Iced Pumpkin Cookies

It is officially autumn!  The weather is getting colder, the leaves are changing colors, American Horror Story is back on TV… who doesn’t love fall!  This year, I am doing something a little more low key on Halloween (ie working overtime) so I decided to be get my culinary festivities on a little early.  Therefore, I give you Iced Pumpkin Cookies!  These cookies are flavorful, cake-like, light, and fluffy!  The icing adds a balancing sweet element to these spiced cookies and makes for that perfect, irresistible cookie bite of flavor.  I brought these treats in to my work for an Alzheimer’s fundraiser bake sale, and they were a huge sell out hit!

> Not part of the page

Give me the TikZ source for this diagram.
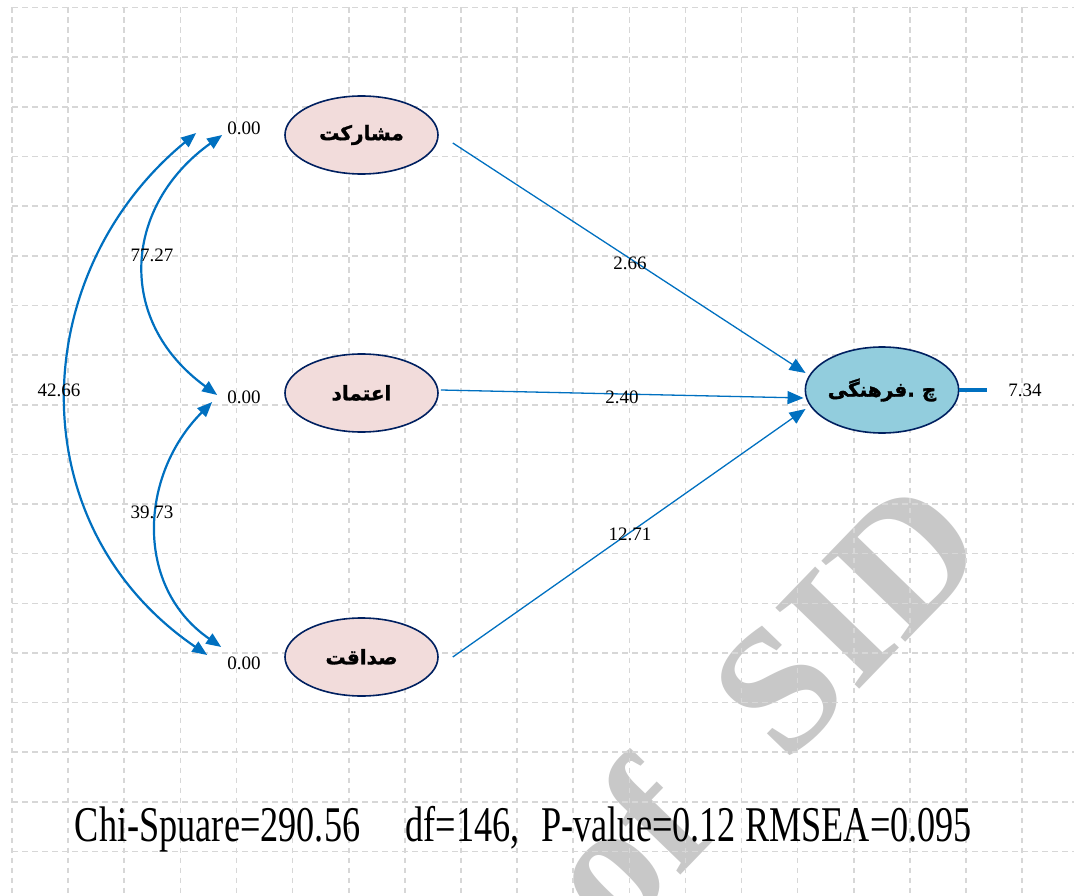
\documentclass[tikz,border=0pt]{standalone}
\usepackage{graphicx}
\usepackage{fontspec}
\setmainfont{Liberation Serif}
\newfontfamily\fa[Script=Arabic, FakeBold=1.5]{DejaVu Sans}
\TeXXeTstate=1
\usetikzlibrary{shapes.geometric,arrows.meta,calc}
\definecolor{pinkfill}{RGB}{242,220,219}
\definecolor{bluefill}{RGB}{146,205,221}
\definecolor{navy}{RGB}{0,32,96}
\definecolor{arrowblue}{RGB}{0,112,192}
\definecolor{gridgray}{RGB}{215,215,215}
\definecolor{wmgray}{RGB}{200,200,200}
\begin{document}
\begin{tikzpicture}[x=1pt,y=-1pt,
 latent/.style={ellipse, draw=navy, line width=1.6pt, minimum width=153pt, minimum height=78pt, inner sep=0pt, font=\fa\bfseries\fontsize{20}{24}\selectfont},
 num/.style={font=\fontsize{19}{22}\selectfont, inner sep=0pt},
 pathar/.style={draw=arrowblue, line width=1.3pt, -{Triangle[length=16pt,width=13pt]}},
 cov/.style={draw=arrowblue, line width=2.2pt, {Triangle[length=15pt,width=12pt]}-{Triangle[length=15pt,width=12pt]}},
 gridline/.style={draw=gridgray, line width=1.6pt, dash pattern=on 5.5pt off 4.5pt}]
\useasboundingbox (0,0) rectangle (1074,896);
% watermark
\node[rotate=46, text=wmgray, font=\bfseries\fontsize{178}{178}\selectfont, inner sep=0pt] (wm) at (760,704) {of\hspace{0.55em}SID};
% grid
\foreach \i in {0,...,18} \draw[gridline] (12+56.12*\i,7.5) -- (12+56.12*\i,896);
\foreach \j in {0,...,17} \draw[gridline] (12,7.5+49.65*\j) -- (1074,7.5+49.65*\j);
% latent variables
\node[latent, fill=pinkfill] (m) at (361.5,135) {\beginR مشارکت\endR};
\node[latent, fill=pinkfill] (e) at (361.5,393) {\beginR اعتماد\endR};
\node[latent, fill=pinkfill] (s) at (361.5,657) {\beginR صداقت\endR};
\node[latent, fill=bluefill, minimum width=150pt, minimum height=86pt] (c) at (882,390) {\beginR چ .فرهنگی\endR};
% variances
\node[num] (v1) at (244,128) {0.00};
\node[num] (v2) at (244,397) {0.00};
\node[num] (v3) at (244,663) {0.00};
% paths
\draw[pathar] ($(m.east)+(14,8)$) -- ($(c.west)+(1,-17)$);
\draw[pathar] ($(e.east)+(2,-3)$) -- ($(c.west)+(-1,8)$);
\draw[pathar] ($(s.east)+(14,0)$) -- ($(c.west)+(1,19)$);
\node[num] (p1) at (630,263) {2.66};
\node[num] (p2) at (622,397) {2.40};
\node[num] (p3) at (630,534) {12.71};
% error
\coordinate (ce) at ($(c.east)+(28,0)$);
\draw[draw=arrowblue, line width=3.5pt] (c.east) -- (ce);
\node[num] (err) at (1025,390) {7.34};
% covariances
\coordinate (a1) at ($(m.west)+(-62,0)$);
\coordinate (a2) at ($(m.west)+(-88,-2)$);
\coordinate (b1) at ($(e.west)+(-67,2)$);
\coordinate (b2) at ($(e.west)+(-72,9)$);
\coordinate (d1) at ($(s.west)+(-63,-10)$);
\coordinate (d2) at ($(s.west)+(-77,-2)$);
\draw[cov] (a1) .. controls +(-98,70) and +(-103,-75) .. (b1);
\draw[cov] (b2) .. controls +(-73,73) and +(-87,-60) .. (d1);
\draw[cov] (a2) .. controls +(-170,140) and +(-190,-130) .. (d2);
\node[num] (k1) at (152,255) {77.27};
\node[num] (k2) at (152,512) {39.73};
\node[num] (k3) at (59,390) {42.66};
% fit statistics
\node[inner sep=0pt, anchor=base] (fit) at (523.5,841) {\resizebox{897pt}{\height}{\fontsize{50}{60}\selectfont Chi-Spuare=290.56\hspace{1.25em}df=146,\hspace{0.6em}P-value=0.12 RMSEA=0.095}};
\end{tikzpicture}
\end{document}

I recommend eating these with a cup of coffee after a hard day of frolicking in all those leaves you’ve been meaning to rake in your backyard!
 
 
 
 
Start out by preheating the oven to 350 degrees F.  Combine the dry ingredients: flour, baking powder, baking soda, cinnamon, nutmeg, ground cloves, and salt in a large bowl and set aside.
 
 
In a medium bowl, cream together the 1/2 cup of butter, white sugar, pumpkin puree, egg, and 1 teaspoon of vanilla and beat until well combined.
 
 
Add the dry ingredients to the wet ingredients in thirds and mix well.
 
 
 
Place evenly spaced tablespoonfuls of batter on cookie sheet and bake for 15 to 20 minutes in the preheated oven.
 
  
 
While the cookies are baking, create the icing. Combine confectioners’ sugar, milk, 1 tablespoon melted butter, and 1 teaspoon vanilla. Add milk as needed, to achieve drizzling consistency.
 
 
Cool cookies on a wire rack over parchment paper/aluminum foil, then drizzle glaze with fork.
 
 
Serve and Enjoy!  These cookies are very moist, and do not need to be kept in an airtight container.